Columns & opinie
527: 'Er is altijd corruptie'
Bestuurskundige Toon Kerkhoff stelt in zijn proefschrift dat ideeën over wat goed bestuur is, constant veranderen en contextueel bepaald zijn. Dat heeft ook gevolgen voor het heden.
donderdag 17 januari 2013

Uw onderzoek richt zich op denken over goed en slecht bestuur in Nederland tussen 1748 en 1813. Wat veranderde er in die periode?

‘Veel. Publiek gedrag wat omstreeks 1750 geaccepteerd werd, was dat rond 1813 vaak zelden meer. Bijvoorbeeld: rond 1750 was het nog volstrekt normaal dat bestuurders de private met de publieke sfeer vermengden. Een regent schoof baantjes toe naar vrienden en kennissen. Nepotisme was de norm en werd niet als corruptie gezien. Later veranderde dat.’

Hoe komt dat?

‘De samenleving politiseerde steeds meer. Er verschenen bijvoorbeeld talloze tijdschriften en pamfletten waarin misstanden aan de kaak werden gesteld.
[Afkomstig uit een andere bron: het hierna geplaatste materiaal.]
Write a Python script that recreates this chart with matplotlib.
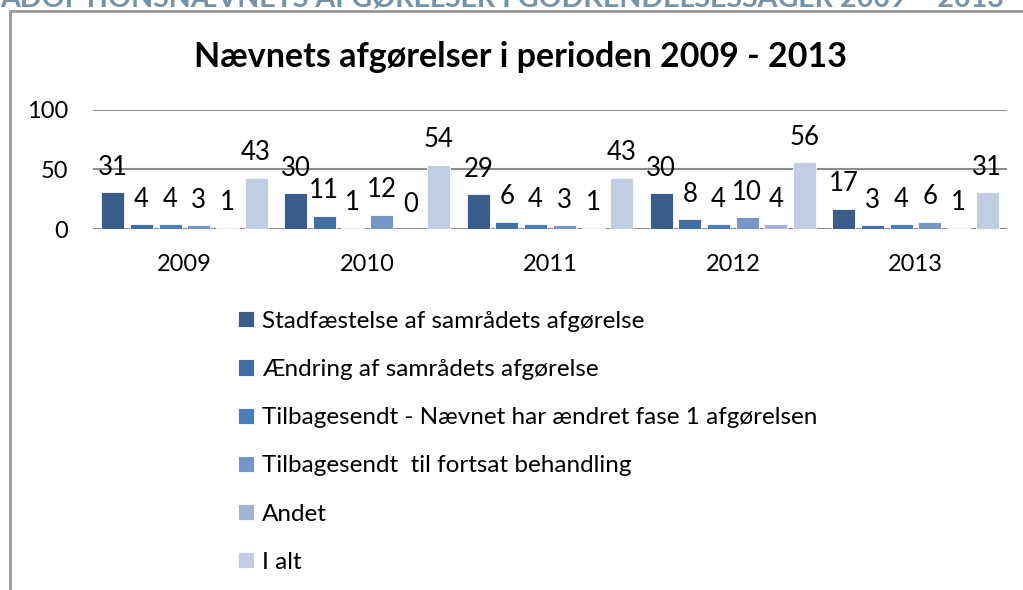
import matplotlib.pyplot as plt
import matplotlib.patches as mpatches
import numpy as np

plt.rcParams['font.family'] = ['Lato', 'DejaVu Sans']

# data
years = ['2009', '2010', '2011', '2012', '2013']
series_names = [
    'Stadfæstelse af samrådets afgørelse',
    'Ændring af samrådets afgørelse',
    'Tilbagesendt - Nævnet har ændret fase 1 afgørelsen',
    'Tilbagesendt  til fortsat behandling',
    'Andet',
    'I alt',
]
stadfaestelse = [31, 30, 29, 30, 17]
aendring = [4, 11, 6, 8, 3]
tilbage_fase1 = [4, 1, 4, 4, 4]
tilbage_fortsat = [3, 12, 3, 10, 6]
andet = [1, 0, 1, 4, 1]
i_alt = [43, 54, 43, 56, 31]

series = [stadfaestelse, aendring, tilbage_fase1, tilbage_fortsat, andet, i_alt]
colors = ['#385d8a', '#426fa3', '#4a7ebb', '#7497c8', '#a1b4d5', '#c1cde2']

fig = plt.figure(figsize=(10.23, 5.9), dpi=100, facecolor='white')

# page header (cut off at top) and chart frame
fig.text(0.0, 1 - 7 / 590, 'ADOPTIONSNÆVNETS AFGØRELSER I GODKENDELSESSAGER 2009 – 2013',
         color='#7492a8', fontsize=20.6, fontweight='bold', ha='left', va='baseline')
frame = mpatches.Rectangle((10 / 1023, -0.1), 1.2, 1 - 11 / 590 + 0.1, transform=fig.transFigure,
                           fill=False, edgecolor='#9a9a9a', linewidth=2)
fig.patches.append(frame)

ax = fig.add_axes([93 / 1023, 1 - 229 / 590, (1007 - 93) / 1023, (229 - 110) / 590])
x = np.arange(len(years))
slot = 0.157
width = 0.126
for k, (vals, name, col) in enumerate(zip(series, series_names, colors)):
    pos = x + (k - 2.5) * slot
    ax.bar(pos, vals, width, color=col, edgecolor='white', linewidth=0.6, label=name, zorder=3)
    for px, v in zip(pos, vals):
        ax.annotate(str(v), (px, v), xytext=(0, 18), textcoords='offset points',
                    ha='center', va='center', fontsize=18.5, color='black', zorder=4)

ax.set_xlim(-0.5, 4.5)
ax.set_ylim(0, 100)
ax.set_yticks([0, 50, 100])
ax.set_xticks(x)
ax.set_xticklabels(years)
ax.tick_params(length=0, labelsize=17)
ax.tick_params(axis='x', pad=18)
ax.tick_params(axis='y', pad=18)
ax.grid(axis='y', color='#8c8c8c', linewidth=1.5, zorder=0)
for s in ax.spines.values():
    s.set_visible(False)

fig.text(521 / 1023, 1 - 57 / 590, 'Nævnets afgørelser i perioden 2009 - 2013',
         fontsize=24.5, fontweight='bold', ha='center', va='center')

handles, labels = ax.get_legend_handles_labels()
fig.legend(handles, labels, loc='upper left', bbox_to_anchor=(228 / 1023, 1 - 301 / 590),
           frameon=False, fontsize=17.5, handlelength=0.65, handleheight=0.65,
           handletextpad=0.35, labelspacing=1.12, borderaxespad=0)

fig.savefig('out.png', dpi=100)
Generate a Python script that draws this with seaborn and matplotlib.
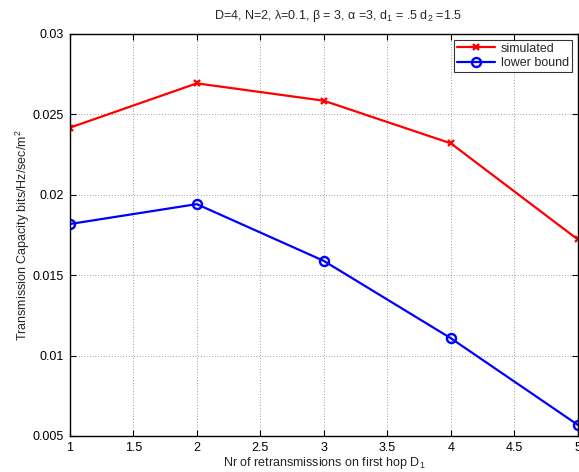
import numpy as np
import pandas as pd
import matplotlib
matplotlib.use("Agg")
import matplotlib.pyplot as plt
import seaborn as sns

# ===============================
# DATOS
# ===============================
d1 = [1, 2, 3, 4, 5]
simulated = [0.02417, 0.02693, 0.02585, 0.02320, 0.01722]
lower_bound = [0.01818, 0.01942, 0.01589, 0.01108, 0.00569]
series_names = ["simulated", "lower bound"]
x_ticks = [1, 1.5, 2, 2.5, 3, 3.5, 4, 4.5, 5]
y_ticks = [0.005, 0.01, 0.015, 0.02, 0.025, 0.03]

df = pd.DataFrame({
    "D1": d1 * 2,
    "cap": simulated + lower_bound,
    "serie": [series_names[0]] * 5 + [series_names[1]] * 5,
})

# ===============================
# ESTILO tipo MATLAB
# ===============================
sns.set_style("white")
plt.rcParams["font.family"] = ["Liberation Sans", "DejaVu Sans"]
plt.rcParams["mathtext.fontset"] = "custom"
plt.rcParams["mathtext.rm"] = "Liberation Sans"
plt.rcParams["mathtext.it"] = "Liberation Sans"
plt.rcParams["font.size"] = 9

fig = plt.figure(figsize=(5.79, 4.72), dpi=100)
ax = fig.add_axes([0.1204, 0.0763, 0.8776, 0.8517])

estilos = {
    "simulated": dict(color="#ff0000", marker="x", ms=5),
    "lower bound": dict(color="#0000ff", marker="o", ms=6.5),
}
for nombre in series_names:
    sub = df[df["serie"] == nombre]
    sns.lineplot(data=sub, x="D1", y="cap", ax=ax, color=estilos[nombre]["color"],
                 marker=estilos[nombre]["marker"], label=nombre, linewidth=1.6,
                 markersize=estilos[nombre]["ms"], markeredgewidth=1.7,
                 markeredgecolor=estilos[nombre]["color"], markerfacecolor="none")

ax.set_xlim(1, 5)
ax.set_ylim(0.005, 0.03)
ax.set_xticks(x_ticks)
ax.set_xticklabels([f"{t:g}" for t in x_ticks])
ax.set_yticks(y_ticks)
ax.set_yticklabels([f"{t:g}" for t in y_ticks])

ax.grid(True, linestyle=(0, (1, 3)), color="#444444", linewidth=0.5)
for s in ax.spines.values():
    s.set_visible(True)
    s.set_color("black")
    s.set_linewidth(1.0)
ax.tick_params(direction="in", length=4, width=0.8, top=True, right=True,
               bottom=True, left=True, labelsize=9, pad=4, colors="black")

ax.set_xlabel("Nr of retransmissions on first hop D$_1$", fontsize=9, labelpad=1)
ax.set_ylabel("Transmission Capacity bits/Hz/sec/m$^2$", fontsize=9, labelpad=1)
ax.set_title(r"D=4, N=2, $\lambda$=0.1, $\beta$ = 3, $\alpha$ =3, d$_1$ = .5 d$_2$ =1.5",
             fontsize=9, x=0.528, pad=11)

handles = ax.get_lines()[:2]
leg = ax.legend(handles, series_names, loc="upper right", fontsize=9,
                frameon=True, fancybox=False, edgecolor="black",
                borderaxespad=0.45, handlelength=3.0, borderpad=0.25,
                labelspacing=0.2, handletextpad=0.5)
leg.get_frame().set_linewidth(0.8)

fig.savefig("out.png", dpi=100)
Er ontstond ook een grotere publieke sfeer. Het bestuur centraliseerde, werd meer landelijk. Er kwamen ook meer regels en procedures. Je ziet bureaucratisering ontstaan. Bestuurders kregen bijvoorbeeld een salaris en vaste werktijden en moesten vaker verantwoording afleggen.’

Is er nu nog sprake van corruptie in Nederland?
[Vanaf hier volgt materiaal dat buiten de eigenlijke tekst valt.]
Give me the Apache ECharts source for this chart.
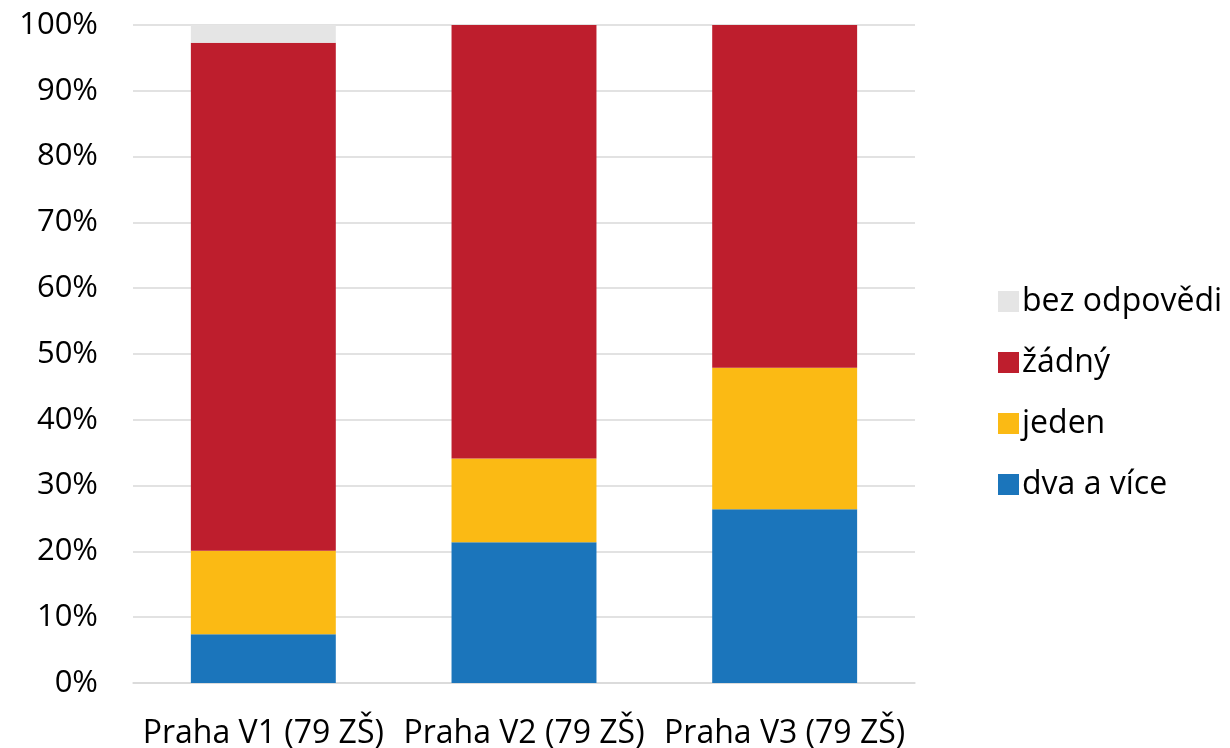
<!DOCTYPE html>
<html>
<head>
<meta charset="utf-8">
<script src="https://cdn.jsdelivr.net/npm/echarts@6/dist/echarts.min.js"></script>
<style>
  html, body { margin: 0; padding: 0; background: #fff; }
  #chart { width: 1230px; height: 748px; }
</style>
</head>
<body>
<div id="chart"></div>
<script>
const categories = ["Praha V1 (79 ZŠ)", "Praha V2 (79 ZŠ)", "Praha V3 (79 ZŠ)"];
const dvaAVice = [7.4, 21.4, 26.4];
const jeden = [12.7, 12.7, 21.5];
const zadny = [77.2, 65.9, 52.1];
const bezOdpovedi = [2.7, 0, 0];
const yTicks = [0, 10, 20, 30, 40, 50, 60, 70, 80, 90, 100];

const font = "'Open Sans', sans-serif";

function bar(name, data, color) {
  return {
    name: name,
    type: "bar",
    stack: "total",
    data: data,
    barWidth: "55.6%",
    itemStyle: { color: color },
    emphasis: { disabled: true }
  };
}

const chart = echarts.init(document.getElementById("chart"));
chart.setOption({
  animation: false,
  textStyle: { fontFamily: font },
  grid: { left: 133, right: 315, top: 25, bottom: 65, outerBoundsMode: "none" },
  legend: {
    orient: "vertical",
    left: 993,
    top: 279,
    itemWidth: 21,
    itemHeight: 21,
    itemGap: 26,
    icon: "rect",
    data: ["bez odpovědi", "žádný", "jeden", "dva a více"],
    textStyle: { fontSize: 32, lineHeight: 35, color: "#000", fontFamily: font, padding: [0, 0, 0, -2] }
  },
  xAxis: {
    type: "category",
    data: categories,
    axisTick: { show: false },
    axisLine: { lineStyle: { color: "#d9d9d9", width: 1.5 } },
    axisLabel: { fontSize: 32, color: "#000", margin: 35, fontFamily: font, interval: 0 }
  },
  yAxis: {
    type: "value",
    min: yTicks[0],
    max: yTicks[yTicks.length - 1],
    interval: 10,
    axisLine: { show: false },
    axisTick: { show: false },
    splitLine: { lineStyle: { color: "#d9d9d9", width: 1.5 } },
    axisLabel: { fontSize: 31, color: "#000", margin: 35, fontFamily: font, formatter: "{value}%" }
  },
  series: [
    bar("dva a více", dvaAVice, "#1b75bb"),
    bar("jeden", jeden, "#fbba14"),
    bar("žádný", zadny, "#be1e2d"),
    bar("bez odpovědi", bezOdpovedi, "#e5e5e5")
  ]
});
</script>
</body>
</html>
‘Ja. Je hoort wel eens beweringen dat we al een ultieme situatie hebben bereikt, maar die gedachten waren er in 1750 en 1800 waarschijnlijk ook. Het is in Nederland niet zo dat als een senator vertrekt uit de Eerste Kamer dat er een briefje op de stoel komt te hangen met de tekst: "Wie biedt?" In de hoogste echelons is het bestuur dus redelijk transparant geworden. Maar ik ben er van overtuigd dat er in allerlei bestuurslagen en commissies toch nog allerhande zaken onderling worden geregeld.

‘Ook de crisis heeft er voor gezorgd dat gedrag waar vijf jaar geleden nooit over gesproken werd, nu massaal als immoreel wordt beschouwd. Er was in 2009 ophef over Wouter Bos die 113 euro declareerde nadat op een dienstreis zijn zonnebril was gestolen. Tot voor kort kraaide geen haan naar dit soort dingen. Nu was het een voorbeeld van de graaicultuur onder bestuurders. Er is corruptie in alle tijden, maar wat men hieronder verstaat, verandert wel.

Wat vindt u van de mondiale corruptielijsten die jaarlijks verschijnen?

‘Die zeggen vrij weinig. Neem de corruption perceptions index van de ngo Transparancy International. Dat is een feelgood lijstje die een oppervlakkig beeld bevestigt dat veel mensen van corruptie hebben. ‘De Nederlandse lezer kijkt vaak met voldoening naar de plaats van zijn eigen land in de top tien. En onderaan de lijst komt hij dan vanzelf de bekende verdachte landen tegen.

‘Er wordt door de opstellers gevraagd naar de perceptie van corruptie. Er is geen objectieve maatstaf en dat kan ook niet. Somalië is, bijvoorbeeld, gewoon heel anders georganiseerd en kent een andere en eigen bestuurscultuur. Dus ligt het voor de hand dat daar ook andere vormen van corruptie zijn.

Er zijn landen waar ambtenaren geen of weinig salaris krijgen. Is zo’n ambtenaar dan corrupt als hij geld vraagt voor publieke dienstverlening? Ondanks de nadelen baseren instanties als de EU, het IMF en de Wereldbank toch beleid op zo’n lijst. Je moet oppassen met het willen opleggen van veelal westerse ideeën over wat goed of slecht bestuur is aan landen als Nigeria of Afghanistan.’